An EPA spokesman declined to comment on BP’s court action, referring questions to the Justice Department, which also declined to comment.
Eleven rig workers were killed when an undersea well owned by BP blew out on April 20, 2010 some 50 miles off the coast of Louisiana and triggered an explosion on the Transocean-owned Deepwater Horizon. The resulting oil spill was the worst offshore spill in U.S. history.
In March, the Interior Department said it would allow BP to bid in a Gulf of Mexico lease sale, but warned that if the company was the highest bidder and remained under the EPA suspension at the time of the lease award, it would be disqualified. BP, which remains one of the largest leaseholders in the Gulf, skipped the lease sale auction.

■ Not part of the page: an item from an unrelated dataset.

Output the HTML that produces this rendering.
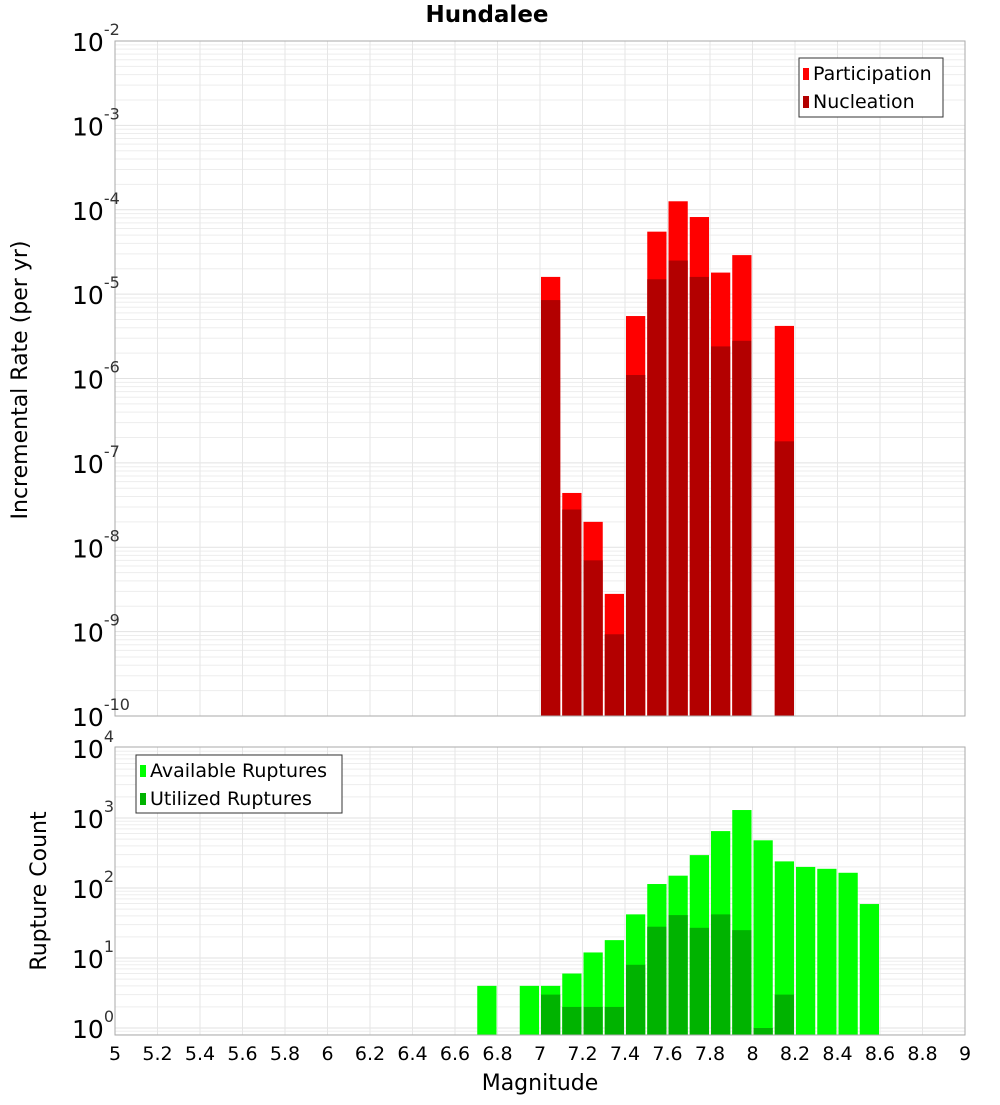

BP pleaded guilty Jan. 29 to manslaughter, obstruction of Congress and other criminal charges stemming from the well blow-out and rig explosion in the Gulf. It was ordered to pay a $4 billion criminal penalty that it negotiated with the Justice Department.
The guilty plea keeps the suspension in place until BP can work out an administrative agreement with the EPA. However, in its court filing Monday, BP suggests that the suspension should have ended once the criminal case was resolved.
BP agreed to the plea deal in November, just before the EPA suspension.
BP said in its court filing Monday that the EPA order, which applies to 21 different BP entities, was continued by the agency just last month after BP lost an administrative challenge to the suspension.
BP said it holds contracts with the federal government worth more than $1.34 billion, under which the company provides jet fuel, marine diesel fuel, aviation gasoline, commercial airport refueling services, bulk fuel storage, lubricants and natural gas.
Besides the criminal penalty and fallout from the EPA suspension, the company already has spent more than $25 billion on Gulf clean-up, compensation to victims and other spill-related costs.
A civil trial over the disaster is set to resume next month in federal court in New Orleans. Billions of dollars in fines are at stake.